Blackboard's K-12 offering is typically a hosted service - although you can pay less and host it on your own servers. By outsourcing the hosting, I assume that will open up our limited data bandwidth for other communications and the new wireless Internet access we're implementing.
We use Angel, which is very similar to Blackboard. It is somewhat cost friendly. It costs us about $1 a student signed up. I enjoy the communication and access students have to material at all times. We are currently creating classes for students that need credit recovery, using Angel as our backbone to it. That will start in the fall.

I will say it took a while for students and teachers to get used to it. But I am now starting to implement it much more in my classroom.
What were the biggest issues for teachers? I've been happily using Moodle for several years in my own classes, but as I've worked to encourage more teachers to try it as an add-on to their classes, they've expressed some frustration. In having them "play" with both Moodle and Bb, they seem to feel that Bb is more user-friendly for them, but in general I have a less tech-savvy staff...but we're working on it!!

Does the Angel system allow parent logons to check student grade progress, etc?
Mostly it was just a lack of computer knowledge. Those that have worked with me on using the features caught on and are doing fine. The one thing I would mention that if there are too many people using the assessment feature at the same time it can slow it down. I have done some reviewing quizzes on it and there were minor problems. But it was just a review, not a big deal.

I do not think parents can have a separate login, but we give them access to their student's username and password, so they can check whenever they want to.
Digication is also hosted. Way cheaper than blackboard, more usable. Plus e-portfolios. I do not lie. I have used blackboard plenty and it kind of sucks. Check out www.digication.com and let me know what you think.
The website is a little vague on specific features, but I did sign up to look at a demo. From the website, I can't tell if it interfaces with SIS, has gradebook features, parent login for student grades, etc.
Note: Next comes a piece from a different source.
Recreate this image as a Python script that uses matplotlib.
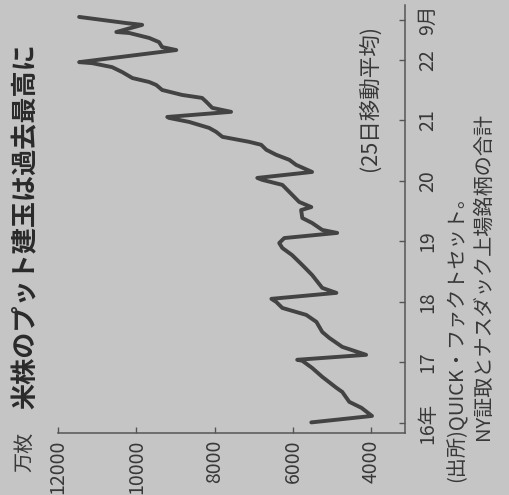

Just not enough information without looking at it to know if it would meet our needs.
Why not consider moving to a hosted Moodle installation instead? That would take care of your storage/bandwidth issues. There are numerous hosting companies that specialize in hosting it at very reasonable cost.

As far as the "ease of teacher use" issue goes, we've been using Moodle for over two years and haven't had any complaints about it being too difficult to use. In fact, with each version things get easier. Granted it is in part due to our familiarity with Moodle as well. Switching to BB would mean re-training your staff. I think the key support in the form of PD, and someone familiar with the software who holds workshops or brief trainings to address specific topics. There are now several good Moodle books, too.
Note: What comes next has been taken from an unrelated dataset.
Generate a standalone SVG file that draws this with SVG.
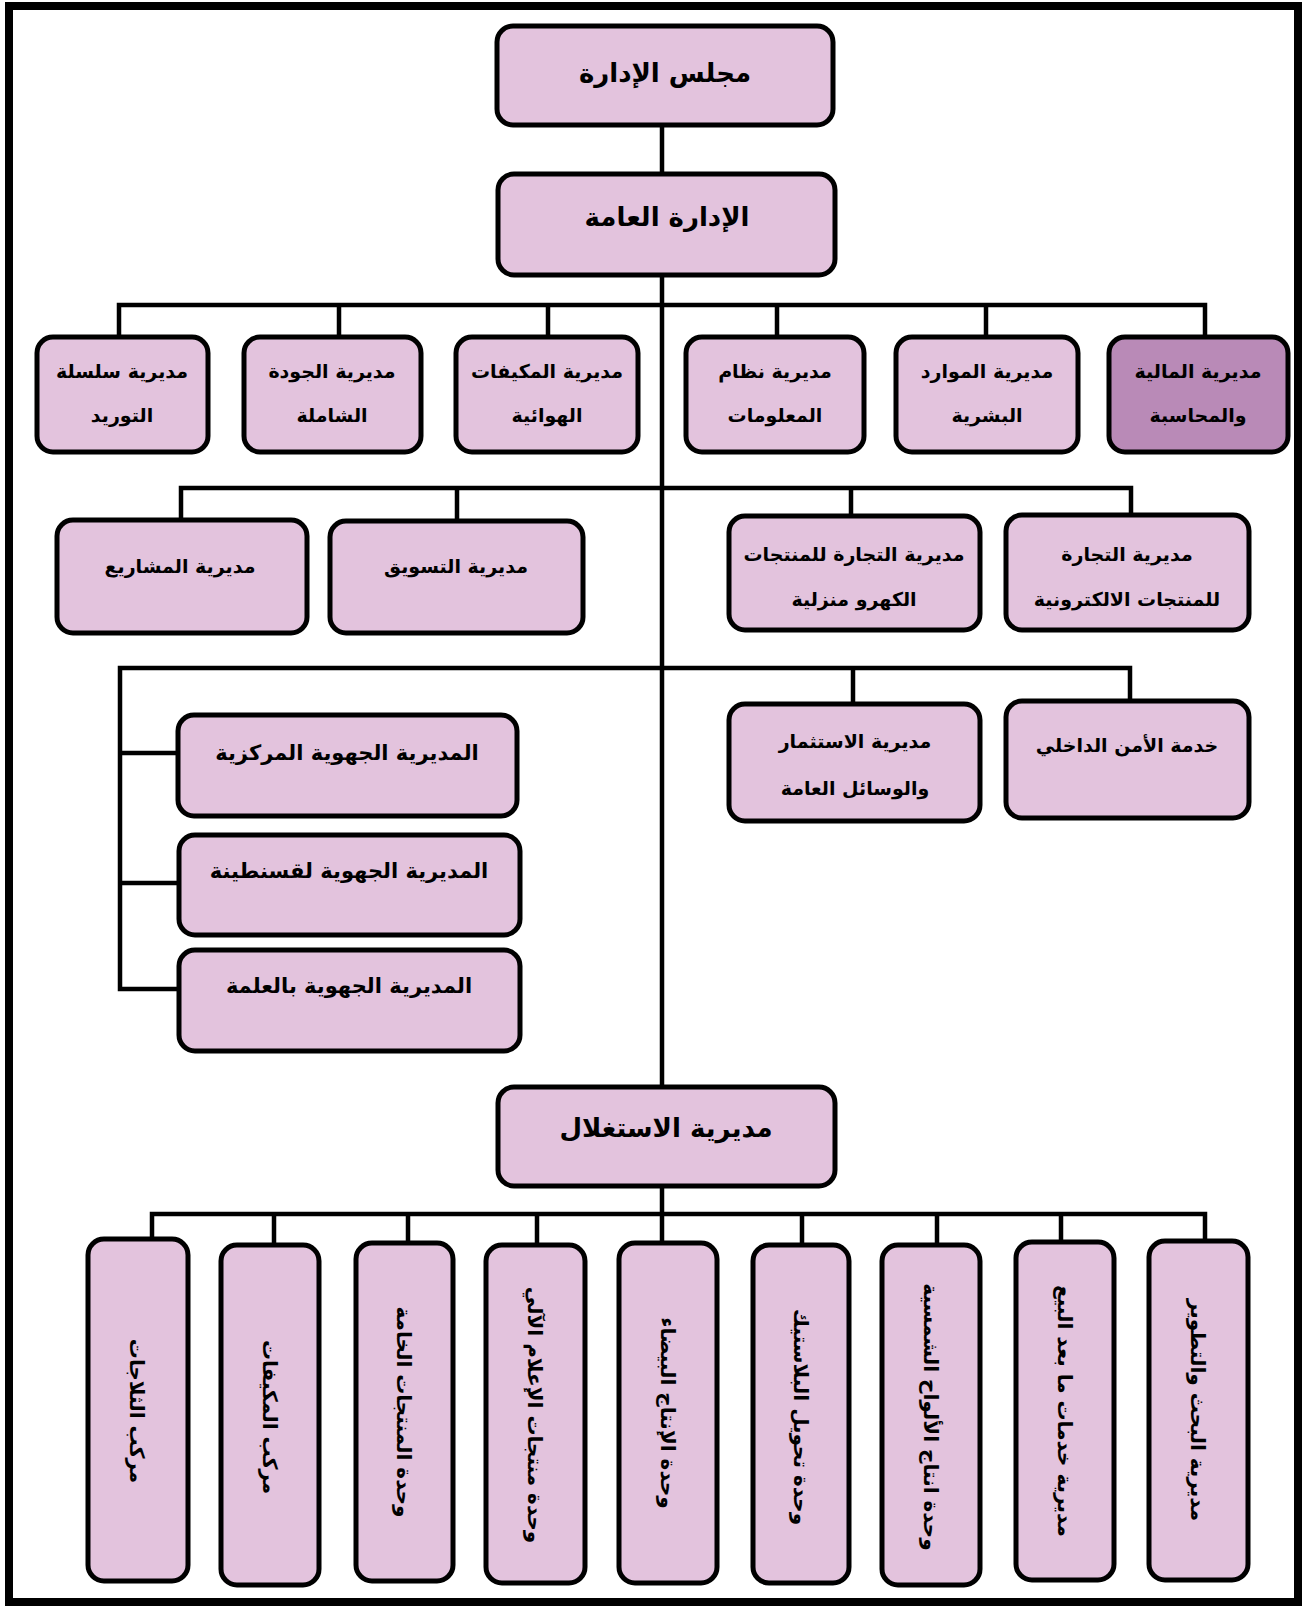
<svg xmlns="http://www.w3.org/2000/svg" width="1303" height="1612" viewBox="0 0 1303 1612">
<style>
.frame{fill:none;stroke:#000;stroke-width:8}
.box{fill:#E3C3DD;stroke:#000;stroke-width:5}
.dark{fill:#B98AB7}
.con{fill:none;stroke:#000;stroke-width:4.5;stroke-linecap:square}
text{font-family:"DejaVu Sans","Noto Sans",sans-serif;font-weight:bold;fill:#000;text-anchor:middle;direction:rtl}
.t1{font-size:26px}
.t2{font-size:19px}
.t3{font-size:21px}
.tv{font-size:20px}
</style>
<rect x="0" y="0" width="1303" height="1612" fill="#fff"/>
<rect class="frame" x="9" y="6" width="1289" height="1596"/>
<g id="connectors">
<path class="con" d="M662 126V174M662 275V1087M662 1186V1245"/>
<path class="con" d="M119 305H1205M119 305V337M339 305V337M548 305V337M777 305V337M986 305V337M1205 305V337"/>
<path class="con" d="M181 488H1131M181 488V520M457 488V521M851 488V516M1131 488V515"/>
<path class="con" d="M120 668H1130M120 668V989M120 753H178M120 883H179M120 989H179M853 668V704M1130 668V701"/>
<path class="con" d="M152 1214H1205M152 1214V1239M274 1214V1245M408 1214V1243M537 1214V1245M802 1214V1245M937 1214V1245M1061 1214V1242M1205 1214V1241"/>
</g>
<g id="n-board"><rect class="box" x="497" y="26" width="336" height="99" rx="16"/><text class="t1" x="665" y="82">مجلس الإدارة</text></g>
<g id="n-general"><rect class="box" x="498" y="174" width="337" height="101" rx="16"/><text class="t1" x="667" y="226">الإدارة العامة</text></g>
<g id="n-supply"><rect class="box" x="37" y="337" width="171" height="115" rx="16"/><text class="t2" x="122" y="378">مديرية سلسلة</text><text class="t2" x="122" y="422">التوريد</text></g>
<g id="n-quality"><rect class="box" x="244" y="337" width="177" height="115" rx="16"/><text class="t2" x="332" y="378">مديرية الجودة</text><text class="t2" x="332" y="422">الشاملة</text></g>
<g id="n-ac"><rect class="box" x="456" y="337" width="182" height="115" rx="16"/><text class="t2" x="547" y="378">مديرية المكيفات</text><text class="t2" x="547" y="422">الهوائية</text></g>
<g id="n-is"><rect class="box" x="686" y="337" width="178" height="115" rx="16"/><text class="t2" x="775" y="378">مديرية نظام</text><text class="t2" x="775" y="422">المعلومات</text></g>
<g id="n-hr"><rect class="box" x="896" y="337" width="182" height="115" rx="16"/><text class="t2" x="987" y="378">مديرية الموارد</text><text class="t2" x="987" y="422">البشرية</text></g>
<g id="n-finance"><rect class="box dark" x="1109" y="337" width="179" height="115" rx="16"/><text class="t2" x="1198" y="378">مديرية المالية</text><text class="t2" x="1198" y="422">والمحاسبة</text></g>
<g id="n-projects"><rect class="box" x="57" y="520" width="250" height="113" rx="16"/><text class="t2" x="180" y="573">مديرية المشاريع</text></g>
<g id="n-marketing"><rect class="box" x="330" y="521" width="253" height="112" rx="16"/><text class="t2" x="456" y="573">مديرية التسويق</text></g>
<g id="n-trade-home"><rect class="box" x="729" y="516" width="251" height="114" rx="16"/><text class="t2" x="854" y="561">مديرية التجارة للمنتجات</text><text class="t2" x="854" y="606">الكهرو منزلية</text></g>
<g id="n-trade-elec"><rect class="box" x="1006" y="515" width="243" height="115" rx="16"/><text class="t2" x="1127" y="561">مديرية التجارة</text><text class="t2" x="1127" y="606">للمنتجات الالكترونية</text></g>
<g id="n-reg-center"><rect class="box" x="178" y="715" width="339" height="101" rx="16"/><text class="t3" x="347" y="760">المديرية الجهوية المركزية</text></g>
<g id="n-reg-const"><rect class="box" x="179" y="835" width="341" height="100" rx="16"/><text class="t3" x="349" y="878">المديرية الجهوية لقسنطينة</text></g>
<g id="n-reg-eulma"><rect class="box" x="179" y="950" width="341" height="101" rx="16"/><text class="t3" x="349" y="993">المديرية الجهوية بالعلمة</text></g>
<g id="n-invest"><rect class="box" x="729" y="704" width="251" height="117" rx="16"/><text class="t2" x="855" y="748">مديرية الاستثمار</text><text class="t2" x="855" y="795">والوسائل العامة</text></g>
<g id="n-security"><rect class="box" x="1006" y="701" width="243" height="117" rx="16"/><text class="t2" x="1127" y="752">خدمة الأمن الداخلي</text></g>
<g id="n-exploit"><rect class="box" x="498" y="1087" width="337" height="99" rx="16"/><text class="t1" x="666" y="1137">مديرية الاستغلال</text></g>
<g id="n-b1"><rect class="box" x="88" y="1239" width="100" height="342" rx="16"/><text class="tv" transform="translate(130 1411) rotate(90)">مركب الثلاجات</text></g>
<g id="n-b2"><rect class="box" x="221" y="1245" width="98" height="340" rx="16"/><text class="tv" transform="translate(263 1417) rotate(90)">مركب المكيفات</text></g>
<g id="n-b3"><rect class="box" x="356" y="1243" width="97" height="338" rx="16"/><text class="tv" transform="translate(397 1412) rotate(90)">وحدة المنتجات الخامة</text></g>
<g id="n-b4"><rect class="box" x="486" y="1245" width="99" height="338" rx="16"/><text class="tv" transform="translate(528 1415) rotate(90)">وحدة منتجات الإعلام الآلي</text></g>
<g id="n-b5"><rect class="box" x="619" y="1243" width="98" height="340" rx="16"/><text class="tv" transform="translate(661 1413) rotate(90)">وحدة الإنتاج البيضاء</text></g>
<g id="n-b6"><rect class="box" x="753" y="1245" width="96" height="338" rx="16"/><text class="tv" transform="translate(794 1417) rotate(90)">وحدة تحويل البلاستيك</text></g>
<g id="n-b7"><rect class="box" x="882" y="1245" width="98" height="340" rx="16"/><text class="tv" transform="translate(924 1417) rotate(90)">وحدة انتاج الألواح الشمسية</text></g>
<g id="n-b8"><rect class="box" x="1016" y="1242" width="98" height="338" rx="16"/><text class="tv" transform="translate(1058 1411) rotate(90)">مديرية خدمات ما بعد البيع</text></g>
<g id="n-b9"><rect class="box" x="1149" y="1241" width="99" height="339" rx="16"/><text class="tv" transform="translate(1191 1410) rotate(90)">مديرية البحث والتطوير</text></g>
</svg>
Unless there is something that you can't do in Moodle that is worth the expense of Blackboard (and I can't think of anything) I'd stay with Moodle. I simply couldn't justify spending additional funds on Blackboard when Moodle does such a great job at a fraction of the price.
I use blackboard extensively with my ecology class. It took several days to set it up since my classes did not have enough text books so I got permission to use segments from the book and but it into the course documents. Our school district pays for it. Once it was all set up it was extremely easy to manage. I could update quickly and could monitor the number of times the site and;/or specific page was viewed.d

I like it the discussion board (even though you have to monitor it closely with high school students to ensure no inappropriate comments). Students who usually sit back and not discuss in class like this feature and will be willing to share more.

I also use the digital dropbox to cut down on paper being sent back and forth. It also cuts down on duplication since students can download extra copies for themseleves of handouts, etc. I put my syllabus on the course documents so that it is always there. It is a great tool to use during parent/teacher conferences because it shows the date and time students submitted work (or didn't).